- What the task asks -
Retype each line of the material exactly, please, skipping any picture in it.

★ ★ ★

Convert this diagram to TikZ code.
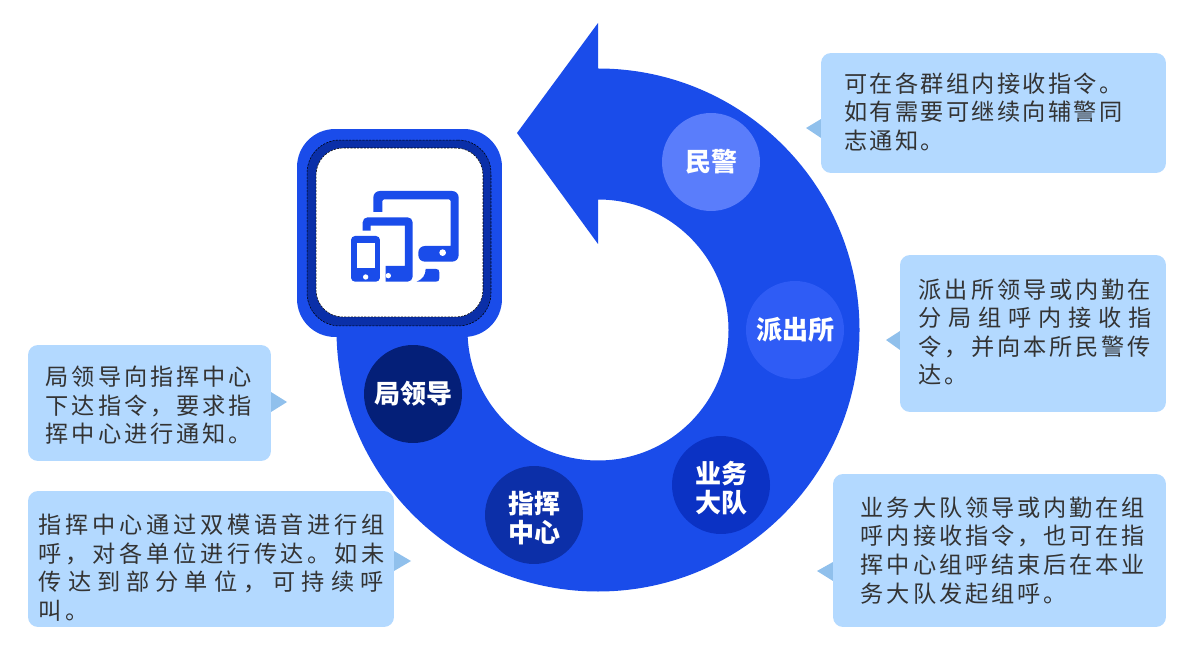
\documentclass[tikz,border=0pt]{standalone}
\usepackage{fontspec}
\setmainfont{Noto Sans CJK SC}
\definecolor{ringblue}{HTML}{1A4CEA}
\definecolor{bandblue}{HTML}{0A2FA8}
\definecolor{bubbleblue}{HTML}{B3D9FF}
\definecolor{tipblue}{HTML}{90C0EC}
\definecolor{inkgrey}{HTML}{333333}
\definecolor{roleone}{HTML}{5A7DFB}
\definecolor{roletwo}{HTML}{2F5CF5}
\definecolor{rolethree}{HTML}{0B32C4}
\definecolor{rolefour}{HTML}{0C2FA8}
\definecolor{rolefive}{HTML}{041F78}
\newcommand{\spaced}[2]{{\addfontfeature{LetterSpace=#1}#2}}
\tikzset{
  role/.style={circle,fill=#1,minimum size=1.96cm,inner sep=0pt,text=white,align=center,
    font=\fontsize{14.8}{16.5}\selectfont\bfseries},
  tworows/.style={text height=33pt},
  bubble/.style={rectangle,rounded corners=0.2cm,fill=bubbleblue,inner sep=0pt},
  saying/.style={anchor=west,inner sep=0pt,align=left,text=inkgrey,
    font=\fontsize{13.2}{16.3}\selectfont},
  bubbletip/.style={fill=tipblue},
  framebox/.style={rectangle,inner sep=0pt}
}
\begin{document}
\begin{tikzpicture}[x=0.02cm,y=-0.02cm]
        \useasboundingbox (0,0) rectangle (1200,658);
        % ring and arrow
        \fill[ringblue] (598,68.5) arc[start angle=-90,end angle=180,radius=261.5]
          -- (467.5,330) arc[start angle=180,end angle=-90,radius=130.5]
          -- (598,244) -- (517,133) -- (598,23) -- cycle;
        % device frame
        \node [framebox,fill=ringblue,rounded corners=0.76cm,minimum width=4.1cm,minimum height=4.16cm] (frame) at (399.5,233) {};
        \node [framebox,fill=bandblue,draw=black,line width=0.3pt,dash pattern=on 1.2pt off 0.7pt,rounded corners=0.66cm,minimum width=3.68cm,minimum height=3.72cm] (band) at (399,233) {};
        \node [framebox,fill=white,draw=black,line width=0.3pt,dash pattern=on 1.2pt off 0.7pt,rounded corners=0.54cm,minimum width=3.34cm,minimum height=3.38cm] (face) at (399.5,232.5) {};
        % devices
        \begin{scope}[shift={(280,110)},x=0.00667cm,y=-0.00667cm]
          \fill[ringblue,rounded corners=0.13cm] (280,306) -- (280,243) -- (536,243) -- (536,455) -- (415,455) -- (415,408) [sharp corners] -- (512,408) [rounded corners=0.04cm] -- (512,268) -- (307,268) [sharp corners] -- (307,306) -- cycle;
          \fill[white] (488,428) circle (10);
          \fill[ringblue] (437,477) -- (468,477) .. controls (475,477) and (478,480) .. (478,487) -- (478,505) .. controls (478,512) and (475,515) .. (468,515) -- (410,515) .. controls (428,508) and (437,495) .. (437,477) -- cycle;
          \fill[ringblue,rounded corners=0.1cm] (248,362) -- (248,322) -- (398,322) -- (398,515) [sharp corners] -- (317,515) -- (317,468) -- (375,468) -- (375,347) -- (272,347) -- (272,362) -- cycle;
          \fill[white] (325,497) circle (8);
          \fill[ringblue,rounded corners=0.08cm] (213,378) rectangle (300,515);
          \fill[white] (231,400) rectangle (284,474);
          \fill[white] (257,501) circle (8);
        \end{scope}
        % roles
        \node [role=roleone] (minjing) at (711,162) {民警};
        \node [role=roletwo] (paichusuo) at (795,330) {派出所};
        \node [role=rolethree,tworows] (dadui) at (721,485) {业务\\大队};
        \node [role=rolefour,tworows] (zhihui) at (534,515) {指挥\\中心};
        \node [role=rolefive] (juling) at (413,394) {局领导};
        % bubbles
        \fill[bubbletip] (821,119) -- (806,128) -- (821,138) -- cycle;
        \fill[bubbletip] (900,331) -- (886,340) -- (900,350) -- cycle;
        \fill[bubbletip] (833,562) -- (817,571) -- (833,581) -- cycle;
        \fill[bubbletip] (271,392) -- (287,402) -- (271,412) -- cycle;
        \fill[bubbletip] (394,551) -- (411,561) -- (394,571) -- cycle;
        \node [bubble,minimum width=6.9cm,minimum height=2.4cm] (bubble1) at (993.5,113) {};
        \node [bubble,minimum width=5.32cm,minimum height=3.14cm] (bubble2) at (1033,333.5) {};
        \node [bubble,minimum width=6.66cm,minimum height=3.06cm] (bubble3) at (999.5,550.5) {};
        \node [bubble,minimum width=4.86cm,minimum height=2.32cm] (bubble4) at (149.5,403) {};
        \node [bubble,minimum width=7.32cm,minimum height=2.72cm] (bubble5) at (211,559) {};
        % texts
        \node [saying] (saying1) at (844,112) {\spaced{10}{可在各群组内接收指令。}\\\spaced{10}{如有需要可继续向辅警同}\\\spaced{10}{志通知。}};
        \node [saying] (saying2) at (918.5,332) {\spaced{12.5}{派出所领导或内勤在}\\\spaced{29}{分局组呼内接收指}\\\spaced{12.5}{令，并向本所民警传}\\\spaced{12.5}{达。}};
        \node [saying] (saying3) at (860.5,550.5) {\spaced{12.5}{业务大队领导或内勤在组}\\\spaced{12.5}{呼内接收指令，也可在指}\\\spaced{12.5}{挥中心组呼结束后在本业}\\\spaced{12.5}{务大队发起组呼。}};
        \node [saying] (saying4) at (45.5,405.5) {\spaced{12.5}{局领导向指挥中心}\\\spaced{12.5}{下达指令，要求指}\\\spaced{12.5}{挥中心进行通知。}};
        \node [saying] (saying5) at (38.5,567.5) {\spaced{16}{指挥中心通过双模语音进行组}\\\spaced{16}{呼，对各单位进行传达。如未}\\\spaced{26}{传达到部分单位，可持续呼}\\\spaced{16}{叫。}};
      \end{tikzpicture}
\end{document}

★ ★ ★

- Exercise result -
Convert this diagram to TikZ code.
\documentclass[tikz,border=0pt]{standalone}
\usepackage{fontspec}
\setmainfont{Noto Sans CJK SC}
\definecolor{ringblue}{HTML}{1A4CEA}
\definecolor{bandblue}{HTML}{0A2FA8}
\definecolor{bubbleblue}{HTML}{B3D9FF}
\definecolor{tipblue}{HTML}{90C0EC}
\definecolor{inkgrey}{HTML}{333333}
\definecolor{roleone}{HTML}{5A7DFB}
\definecolor{roletwo}{HTML}{2F5CF5}
\definecolor{rolethree}{HTML}{0B32C4}
\definecolor{rolefour}{HTML}{0C2FA8}
\definecolor{rolefive}{HTML}{041F78}
\newcommand{\spaced}[2]{{\addfontfeature{LetterSpace=#1}#2}}
\tikzset{
  role/.style={circle,fill=#1,minimum size=1.96cm,inner sep=0pt,text=white,align=center,
    font=\fontsize{14.8}{16.5}\selectfont\bfseries},
  tworows/.style={text height=33pt},
  bubble/.style={rectangle,rounded corners=0.2cm,fill=bubbleblue,inner sep=0pt},
  saying/.style={anchor=west,inner sep=0pt,align=left,text=inkgrey,
    font=\fontsize{13.2}{16.3}\selectfont},
  bubbletip/.style={fill=tipblue},
  framebox/.style={rectangle,inner sep=0pt}
}
\begin{document}
\begin{tikzpicture}[x=0.02cm,y=-0.02cm]
        \useasboundingbox (0,0) rectangle (1200,658);
        % ring and arrow
        \fill[ringblue] (598,68.5) arc[start angle=-90,end angle=180,radius=261.5]
          -- (467.5,330) arc[start angle=180,end angle=-90,radius=130.5]
          -- (598,244) -- (517,133) -- (598,23) -- cycle;
        % device frame
        \node [framebox,fill=ringblue,rounded corners=0.76cm,minimum width=4.1cm,minimum height=4.16cm] (frame) at (399.5,233) {};
        \node [framebox,fill=bandblue,draw=black,line width=0.3pt,dash pattern=on 1.2pt off 0.7pt,rounded corners=0.66cm,minimum width=3.68cm,minimum height=3.72cm] (band) at (399,233) {};
        \node [framebox,fill=white,draw=black,line width=0.3pt,dash pattern=on 1.2pt off 0.7pt,rounded corners=0.54cm,minimum width=3.34cm,minimum height=3.38cm] (face) at (399.5,232.5) {};
        % devices
        \begin{scope}[shift={(280,110)},x=0.00667cm,y=-0.00667cm]
          \fill[ringblue,rounded corners=0.13cm] (280,306) -- (280,243) -- (536,243) -- (536,455) -- (415,455) -- (415,408) [sharp corners] -- (512,408) [rounded corners=0.04cm] -- (512,268) -- (307,268) [sharp corners] -- (307,306) -- cycle;
          \fill[white] (488,428) circle (10);
          \fill[ringblue] (437,477) -- (468,477) .. controls (475,477) and (478,480) .. (478,487) -- (478,505) .. controls (478,512) and (475,515) .. (468,515) -- (410,515) .. controls (428,508) and (437,495) .. (437,477) -- cycle;
          \fill[ringblue,rounded corners=0.1cm] (248,362) -- (248,322) -- (398,322) -- (398,515) [sharp corners] -- (317,515) -- (317,468) -- (375,468) -- (375,347) -- (272,347) -- (272,362) -- cycle;
          \fill[white] (325,497) circle (8);
          \fill[ringblue,rounded corners=0.08cm] (213,378) rectangle (300,515);
          \fill[white] (231,400) rectangle (284,474);
          \fill[white] (257,501) circle (8);
        \end{scope}
        % roles
        \node [role=roleone] (minjing) at (711,162) {民警};
        \node [role=roletwo] (paichusuo) at (795,330) {派出所};
        \node [role=rolethree,tworows] (dadui) at (721,485) {业务\\大队};
        \node [role=rolefour,tworows] (zhihui) at (534,515) {指挥\\中心};
        \node [role=rolefive] (juling) at (413,394) {局领导};
        % bubbles
        \fill[bubbletip] (821,119) -- (806,128) -- (821,138) -- cycle;
        \fill[bubbletip] (900,331) -- (886,340) -- (900,350) -- cycle;
        \fill[bubbletip] (833,562) -- (817,571) -- (833,581) -- cycle;
        \fill[bubbletip] (271,392) -- (287,402) -- (271,412) -- cycle;
        \fill[bubbletip] (394,551) -- (411,561) -- (394,571) -- cycle;
        \node [bubble,minimum width=6.9cm,minimum height=2.4cm] (bubble1) at (993.5,113) {};
        \node [bubble,minimum width=5.32cm,minimum height=3.14cm] (bubble2) at (1033,333.5) {};
        \node [bubble,minimum width=6.66cm,minimum height=3.06cm] (bubble3) at (999.5,550.5) {};
        \node [bubble,minimum width=4.86cm,minimum height=2.32cm] (bubble4) at (149.5,403) {};
        \node [bubble,minimum width=7.32cm,minimum height=2.72cm] (bubble5) at (211,559) {};
        % texts
        \node [saying] (saying1) at (844,112) {\spaced{10}{可在各群组内接收指令。}\\\spaced{10}{如有需要可继续向辅警同}\\\spaced{10}{志通知。}};
        \node [saying] (saying2) at (918.5,332) {\spaced{12.5}{派出所领导或内勤在}\\\spaced{29}{分局组呼内接收指}\\\spaced{12.5}{令，并向本所民警传}\\\spaced{12.5}{达。}};
        \node [saying] (saying3) at (860.5,550.5) {\spaced{12.5}{业务大队领导或内勤在组}\\\spaced{12.5}{呼内接收指令，也可在指}\\\spaced{12.5}{挥中心组呼结束后在本业}\\\spaced{12.5}{务大队发起组呼。}};
        \node [saying] (saying4) at (45.5,405.5) {\spaced{12.5}{局领导向指挥中心}\\\spaced{12.5}{下达指令，要求指}\\\spaced{12.5}{挥中心进行通知。}};
        \node [saying] (saying5) at (38.5,567.5) {\spaced{16}{指挥中心通过双模语音进行组}\\\spaced{16}{呼，对各单位进行传达。如未}\\\spaced{26}{传达到部分单位，可持续呼}\\\spaced{16}{叫。}};
      \end{tikzpicture}
\end{document}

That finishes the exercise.